Wanneer alle ’makers’ van de stad met elkaar in gesprek blijven, dan kan er een stad geschapen worden waarin alle gebruikers aan hun trekken komen; dat is de overtuiging van het NBT. Algemeen directeur Theo Schmitz: 'Toerisme kan heel goede kansen bieden voor stadsontwikkeling. Dit vergt echter meer investeringen en meer coördinatie van plannen. Dan kunnen steden profiteren van de grote groei die het toerisme doormaakt.'
Nieuw geld
De stad en het toerisme worden steeds belangrijker voor elkaar. Enerzijds wil de hedendaagse toerist bij een bezoek aan een stad meer dan het bezichtigen van de gebruikelijke bezienswaardigheden. Een stad is niet alleen aantrekkelijk vanwege de traditionele toeristische 'producten'. Even belangrijk zijn de kwaliteit van de openbare ruimte en de sociale en culturele bijzonderheden. Parken, sportarena’s, bedrijven, evenementen, festivals en markten worden steeds belangrijker componenten van het toeristisch product.

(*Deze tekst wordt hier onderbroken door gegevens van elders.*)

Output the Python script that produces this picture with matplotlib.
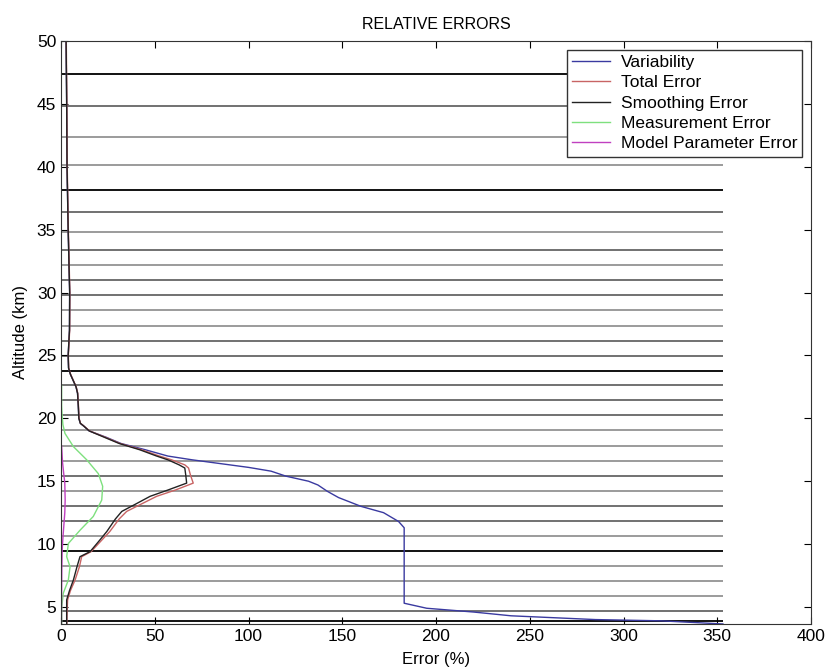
import matplotlib
matplotlib.use("Agg")
import matplotlib.pyplot as plt

plt.rcParams['font.family'] = ['Liberation Sans', 'DejaVu Sans']

# retrieval grid levels (km)
grid_levels = [47.38, 44.83, 42.37, 40.14, 38.16, 36.38, 34.79, 33.39, 32.19,
               31.03, 29.79, 28.59, 27.37, 26.18, 24.98, 23.79, 22.63, 21.44,
               20.27, 19.05, 17.83, 16.61, 15.42, 14.23, 13.04, 11.82, 10.63,
               9.46, 8.29, 7.08, 5.86, 4.67, 3.90]
dark_levels = [47.38, 38.16, 23.79, 9.46, 3.90]
mid_levels = [44.83, 36.38, 33.39, 31.03, 29.79, 26.18, 24.98, 22.63, 21.44,
              20.27, 15.42, 13.04, 11.82, 4.67]

# variability profile
alt_var = [50, 45, 40, 35, 30, 27, 25, 24, 23.5, 23, 22.5, 22, 21, 20, 19.6,
           19.4, 19, 18.5, 18, 17.5, 17, 16.7, 16.4, 16.1, 15.8, 15.4, 15.0,
           14.7, 14.2, 13.7, 13.0, 12.5, 11.8, 11.3, 10, 8, 6, 5.3, 4.9, 4.6,
           4.3, 4.0, 3.9, 3.65]
variability = [2.7, 3.0, 3.2, 3.8, 4.6, 4.5, 3.8, 4.0, 5, 6.5, 8, 8.8, 9.2,
               9.5, 10.3, 12, 15, 24, 32, 45, 57, 70, 85, 100, 112, 120, 132,
               137, 142, 148, 160, 172, 180, 183, 183, 183, 183, 183, 195, 220,
               240, 285, 320, 353]

# smoothing and total error
alt_err = [50, 45, 40, 35, 30, 27, 25, 24, 23.5, 23, 22.5, 22, 21, 20, 19.6,
           19.4, 19, 18.5, 18, 17.5, 17, 16.7, 16.3, 16.05, 15.5, 14.85, 14.3,
           13.8, 13.2, 12.6, 12.0, 11.0, 10.2, 9.4, 9.0, 8.2, 7.15, 6.3, 5.56,
           4.5, 3.65]
smoothing_err = [2.7, 3.0, 3.2, 3.8, 4.6, 4.5, 3.8, 4.0, 5, 6.5, 8, 8.8, 9.2,
                 9.5, 10.3, 12, 15, 23, 31, 42, 51, 57, 63, 66, 66.5, 67, 57,
                 47.5, 40, 32.4, 29, 24.4, 20, 15.5, 10.1, 8.5, 6.6, 4.5, 3.0,
                 3.0, 3.0]
total_err = [2.8, 3.1, 3.3, 3.9, 4.7, 4.6, 3.9, 4.1, 5.1, 6.6, 8.1, 8.9, 9.3,
             9.6, 10.4, 12.1, 15.2, 23.5, 31.5, 43, 52.5, 59, 66, 68, 69, 70.5,
             61, 51, 43, 35, 31, 26, 21, 16, 11, 9.8, 7.5, 5, 3.5, 3.2, 3.1]

# measurement error
alt_meas = [22.6, 21, 20.4, 19.5, 18.8, 17.75, 16.7, 15.6, 14.6, 13.5, 12.2,
            11.1, 10.05, 9.0, 8.2, 7.15, 6.1, 5.0, 3.65]
meas_err = [0.3, 0.3, 0.5, 1.0, 2.1, 6.6, 13.7, 19.9, 22.2, 21.7, 17.2, 10.1,
            3.9, 3.0, 4.8, 3.9, 1.2, 0.4, 0.3]

# model parameter error
alt_model = [17.8, 16.5, 15.5, 14.9, 13.5, 12.5, 11.5, 10.5, 9.5, 8, 6, 3.65]
model_err = [0.3, 0.8, 1.5, 2.0, 2.2, 2.0, 1.5, 1.0, 0.6, 0.4, 0.3, 0.2]

fig = plt.figure(figsize=(8.26, 6.69), dpi=100)
ax = fig.add_axes([0.0739, 0.0673, 0.908, 0.8714])

xmax = max(variability)
for lev in grid_levels:
    if lev in dark_levels:
        ax.hlines(lev, 0, xmax, colors='#111111', lw=1.4, zorder=1)
    elif lev in mid_levels:
        ax.hlines(lev, 0, xmax, colors='#4a4a4a', lw=1.1, zorder=1)
    else:
        ax.hlines(lev, 0, xmax, colors='#808080', lw=1.1, zorder=1)

ax.plot(variability, alt_var, color='#3a3aa0', lw=1.0, label='Variability')
ax.plot(total_err, alt_err, color='#c86464', lw=1.0, label='Total Error')
ax.plot(smoothing_err, alt_err, color='#222222', lw=1.0, label='Smoothing Error')
ax.plot(meas_err, alt_meas, color='#7ee07e', lw=1.0, label='Measurement Error')
ax.plot(model_err, alt_model, color='#c040c0', lw=1.0, label='Model Parameter Error')

ax.set_xlim(0, 400)
ax.set_ylim(3.65, 50)
ax.set_xticks(range(0, 401, 50))
ax.set_yticks(range(5, 51, 5))
ax.tick_params(direction='in', top=True, right=True, length=5, labelsize=12.5)
for s in ax.spines.values():
    s.set_color('#333333')

ax.set_title('RELATIVE ERRORS', fontsize=11.5, pad=9)
ax.set_xlabel('Error (%)', fontsize=12, labelpad=6)
ax.set_ylabel('Altitude (km)', fontsize=12, labelpad=6)

leg = ax.legend(loc='upper right', fontsize=12.5, fancybox=False, framealpha=1,
                edgecolor='#333333', handlelength=2.2, labelspacing=0.3,
                borderaxespad=0.5, borderpad=0.3, handletextpad=0.6)
leg.get_frame().set_linewidth(1.0)

fig.savefig('out.png', dpi=100)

Het toerisme is op zijn beurt belangrijk voor de steden in Nederland omdat de jaarlijkse toeristische omzet van 42 miljard gulden voor een groot deel in de stad terecht komt, evenals het grootste deel van de 300.000 arbeidsplaatsen.
'Toerisme is dus een onderdeel van het leven in de stad,' betoogt Theo Schmitz. 'Alle functies van de Toeristische Stad beïnvloeden elkaar. De Toeristische Stad wordt niet gecreëerd door de toeristische sector alleen, maar door de combinatie van stedenbouwers, verkeer‑ en vervoersdeskundigen, bewoners, mensen uit de cultuursector, de monumentenzorg, de detailhandel en ga zo maar door.'
Het NBT sprak tijdens het symposium van 9 maart dan ook waardering uit voor het huidige kabinet, voor zo ver het gaat om het nieuwe Grote Stedenbeleid en de aandacht die binnen dat beleid mogelijk is voor innovatie van de sector toerisme en recreatie. Tijdens het symposium meldde minister Van Boxtel dat er voor de komende vier jaar opnieuw extra middelen vrij gemaakt zijn voor het Grote Stedenbeleid.
Aan ’nieuw’ geld is voor economische structuurversterking (specifiek onder de noemer ’vitaliteit steden’) 930 miljoen beschikbaar gesteld. Tot 2010 gaat het om een bedrag van 4,8 miljard. Daarnaast zijn er extra middelen voor diverse andere beleidsterreinen die voor steden relevant zijn.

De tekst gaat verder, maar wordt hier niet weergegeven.